The parser is now generated from the `grammar.bnf` by a python script
(yes, I know, not pure V anymore - I'll replace that in a future patch).
As a consequence of using the correct grammar some notable changes are:

1. The "FROM" clause is mandatory. This is unfortunate, but all tests have
been updated with dummy tables.

2. A new (rather large) list of non-reserved words has been added. These
in combination with the existing reserved words make up the SQL
"key words" and extend the list of bad entity names we were using in
some places. Some examples of this are; T is no longer allowed as a
table name and A is no longer allowed as a column name.

3. LOG() was removed because it didn't follow the SQL standard (which
takes 2 parameters). This can be implemented in a future patch along
with some other basic functions that are missing.

4. NULL cannot be used as a non-contextual value (ie.
`SELECT NULL IS NULL FROM t1`). That means it cannot be used by itself
in an expression where the database couldn't figure out what type it
could be, like an `INSERT`. So a few tests had to be removed. In the
future this will be possible with a `CAST`:
`SELECT CAST(NULL AS INTEGER) IS NULL FROM t1`.

5. More flexible exact numeric values such as `.3` and `3.`.

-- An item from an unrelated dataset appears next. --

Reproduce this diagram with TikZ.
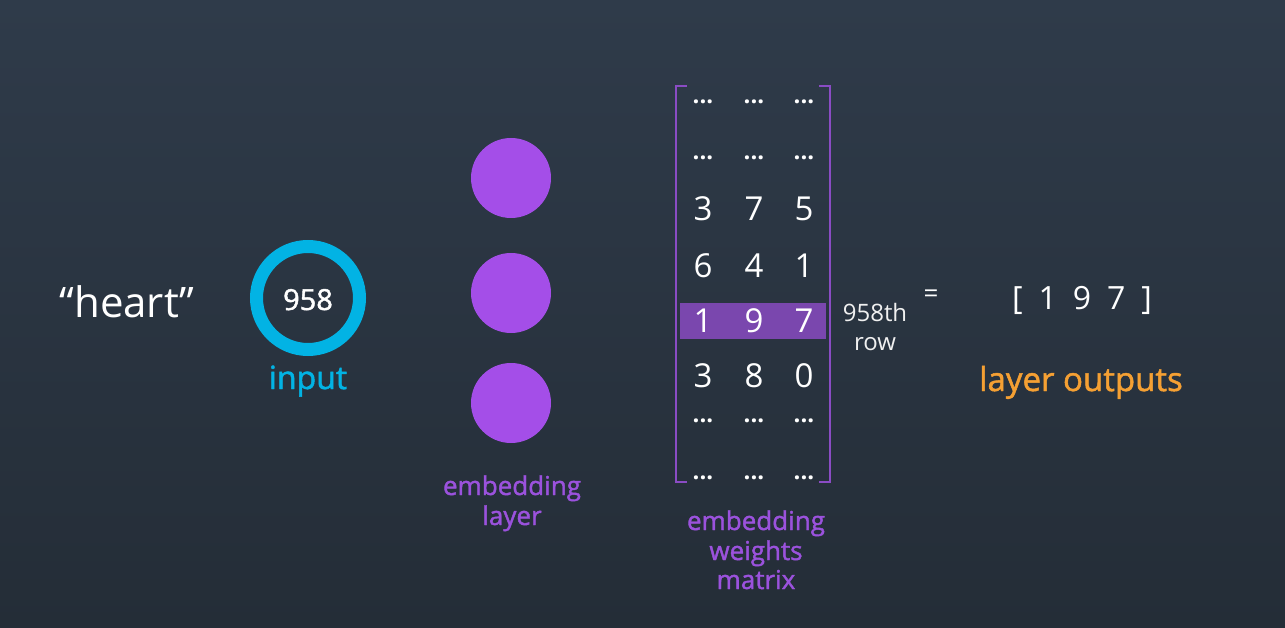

There still is a lot of cleanup to make in the lexer area but I'll that
for a future patch.

Back story:

This was an unexpectedly extraordinarily complex refactoring that took
weeks instead of days because originally I built an LR(0) (bottom-up
parser) which I thought was sufficient for SQL grammar, but it turns out
that it's not because there are some ambiguous rules that can be
resolve by picking a conflict path.

So, I had to rebuild the entire parser again as as LALR parser which is
also a bottom-up parser but contains one extra look ahead token (hence
the "LA" in the name) but the SQL grammar is still to ambigous for even
this type of parser.

Finally, I rebuilt the parser again for the third and forth time using
an two different Earley parsers. The first was lark which was nice, but
too difficult to rewrite in V, so I had to scrap that. Finally settled
on a minimal Earley parser I found for python which lacks any
optimization (like precalculating tables) and lacked any error handling
other than "parser failed".

The Earley parser works for any ambiguous grammar because it generates
multiple solutions rather than trying to handle conflict resolution. For
our case, we actually don't care which solution we use since they would
all be syntactically valid.

Fortunately, this ended up making the parser way easier (less code) to
implement and I was able to built error handling. Yay!